Taste: Great! The Pretz are surprisingly buttery on the tongue, moreso than the standard flavour, and that and the crisp and crunchy texture of the cracker bits are a great palette to serve the sweet and surprisingly savour flavours of the milk and honey. The honey really tastes like honey rather than sugar, and the condensed milk flavour is… it’s hard to put my finger on it, but it’s definitely there and adds a bit of heft to the whole thing. For such a thin little cracker/pretzel/crouton/baked bread thing, there’s an absolute ton of flavour in Honey Milk Pretz!

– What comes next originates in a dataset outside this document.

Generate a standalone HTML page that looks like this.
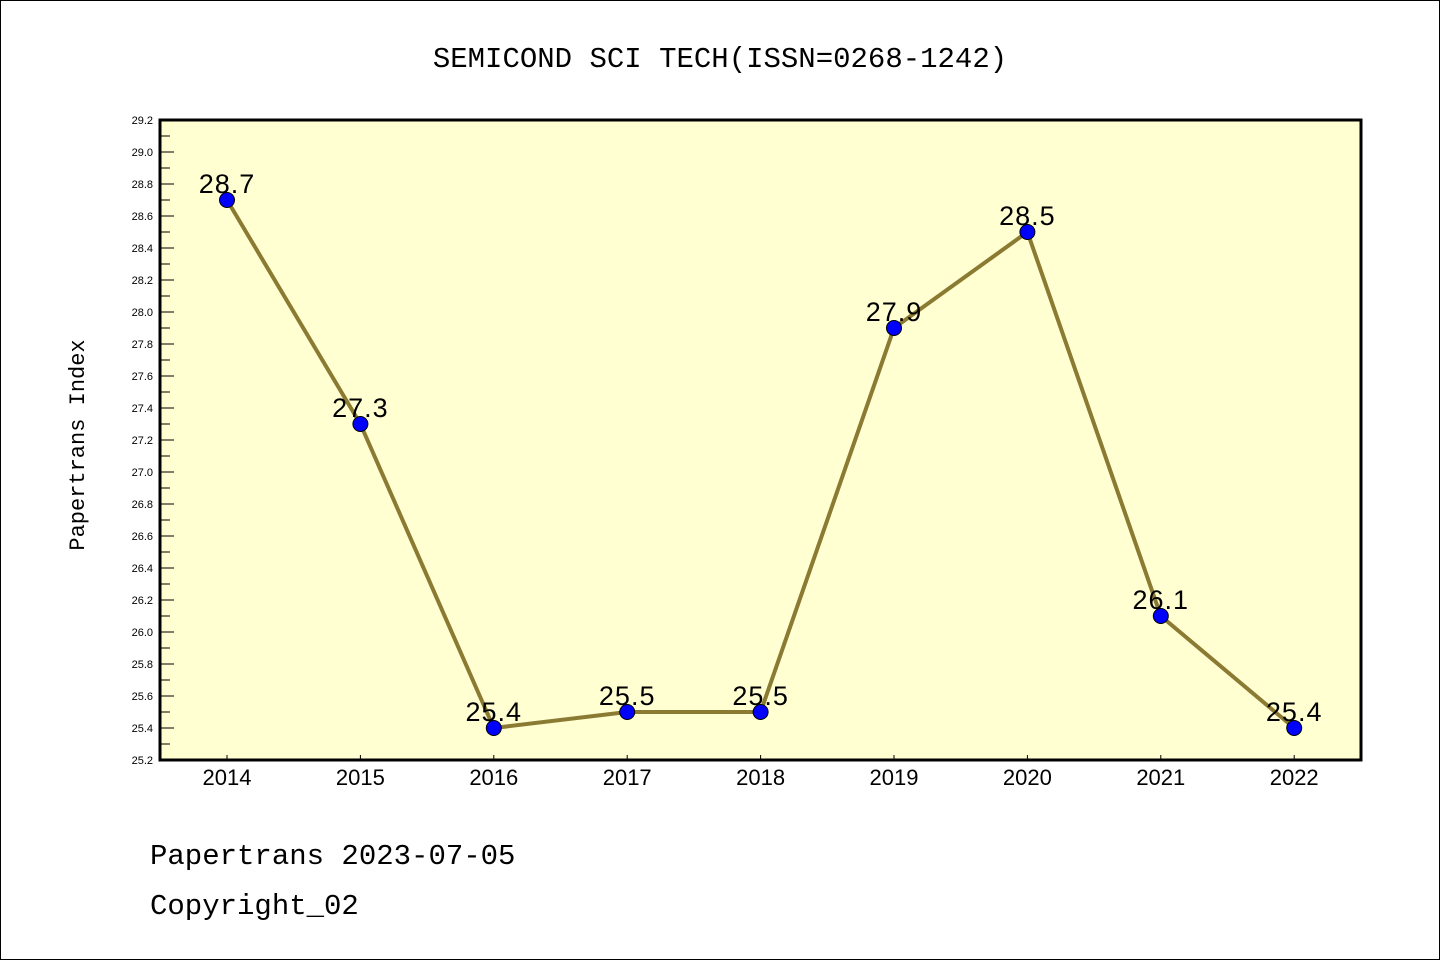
<!DOCTYPE html>
<html><head><meta charset="utf-8"><style>
html,body{margin:0;padding:0;background:#fff}
svg{display:block}
text{font-family:"Liberation Sans",sans-serif}
.mono{font-family:"Liberation Mono",monospace}
</style></head><body>
<svg id="chart" width="1440" height="960" xmlns="http://www.w3.org/2000/svg">
<rect x="0.5" y="0.5" width="1439" height="959" fill="#fff" stroke="#000"/>
<text class="mono" x="720" y="67" font-size="29" text-anchor="middle">SEMICOND SCI TECH(ISSN=0268-1242)</text>
<rect x="160" y="120" width="1201" height="640" fill="#ffffd2"/>
<g id="ticks"></g>
<g id="series"></g>
<rect x="160" y="120" width="1201" height="640" fill="none" stroke="#000" stroke-width="3"/>
<text class="mono" transform="translate(84,445) rotate(-90)" font-size="22" text-anchor="middle">Papertrans Index</text>
<text class="mono" x="150" y="864" font-size="29">Papertrans 2023-07-05</text>
<text class="mono" x="150" y="914" font-size="29">Copyright_02</text>
</svg>
<script>
const years = ["2014","2015","2016","2017","2018","2019","2020","2021","2022"];
const values = [28.7,27.3,25.4,25.5,25.5,27.9,28.5,26.1,25.4];
const valueLabels = ["28.7","27.3","25.4","25.5","25.5","27.9","28.5","26.1","25.4"];
const yMin = 25.2, yMax = 29.2;
const NS = "http://www.w3.org/2000/svg";
const x0 = 227, xStep = 133.4;
function xs(i){ return x0 + i * xStep; }
function ys(v){ return 760 - (v - yMin) / (yMax - yMin) * 640; }
function mk(tag, attrs, parent){ const e = document.createElementNS(NS, tag); for (const k in attrs) e.setAttribute(k, attrs[k]); parent.appendChild(e); return e; }
const tg = document.getElementById('ticks');
const nT = Math.round((yMax - yMin) / 0.1);
for (let k = 0; k <= nT; k++) {
  const v = yMin + k * 0.1, y = ys(v), major = k % 2 === 0;
  const l = mk('line', {x1:160, x2: major ? 174 : 170, y1:y, y2:y, stroke:'#000', 'stroke-width':1}, tg);
  
  
  if (major) {
    const t = mk('text', {x:153, y:y + 4, 'font-size':11, 'text-anchor':'end'}, tg);
    t.textContent = v.toFixed(1);
    
    
  }
}
years.forEach((yr, i) => {
  const x = xs(i);
  const l = mk('line', {x1:x, x2:x, y1:760, y2:755, stroke:'#000', 'stroke-width':1}, tg);
  
  
  const t = mk('text', {x:x, y:785, 'font-size':22, 'text-anchor':'middle'}, tg);
  t.textContent = yr;
  
  
});
const sg = document.getElementById('series');
const pts = values.map((v, i) => xs(i) + ',' + ys(v)).join(' ');
const line = mk('polyline', {points:pts, fill:'none', stroke:'#8b7a32', 'stroke-width':4, 'stroke-linejoin':'round'}, sg);


values.forEach((v, i) => {
  const c = mk('circle', {cx:xs(i), cy:ys(v), r:7.5, fill:'#0000ff', stroke:'#000', 'stroke-width':1}, sg);
  
  
  const t = mk('text', {x:xs(i), y:ys(v) - 7, 'font-size':27, 'text-anchor':'middle', 'letter-spacing':'1'}, sg);
  t.textContent = valueLabels[i];
  
  
});
</script>
</body></html>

It’s also incredibly addictive, like all of the best Pretz flavours. The aftertaste isn’t bad, you actually mostly just taste the honey rather than any sort of sourness or chemicals you might normally get from heavily processed foods… It definitely encourages you to have another right away, to keep getting hits of flavour.
The ingredients list informs me that actual honey was used in making these, which accounts for the flavour. It also says that buttery taste is coming from margarine, which is unfortunate, but it does really bring the snack together… to taste very similar to pancakes. While in Canada we tend to eat our pancakes with syrup instead of honey (and maple syrup at that!), this condensed milk & honey variation seems like a winner and I’m eager to try it out.
Verdict: It’s a great snack. Seriously, excellent. The only weird thing is, and it’s more my fault than the product’s: It’s Sweet Pretz. It just doesn’t seem… right. A quick visit to the Glico website reveals that every single flavour of Pretz out right now is savoury… I don’t think I’d even heard of a sweet Pretz until I received this gift! And given Pretz’s history as a snack to have with beer, I don’t think a sweet version will go over too well with the intended audience.
That said, it tastes great! For someone looking for a nice mix of salty/sweet and big flavours, this is it. Of course, the fact that it reports 9.4g of fat and 234 calories in a single bag? Probably something to do with that big flavour. But again that’s my fault for reading the label. :)
All in all, a great snack that–thanks to the resealable top–I’ll be enjoying for the next month or two.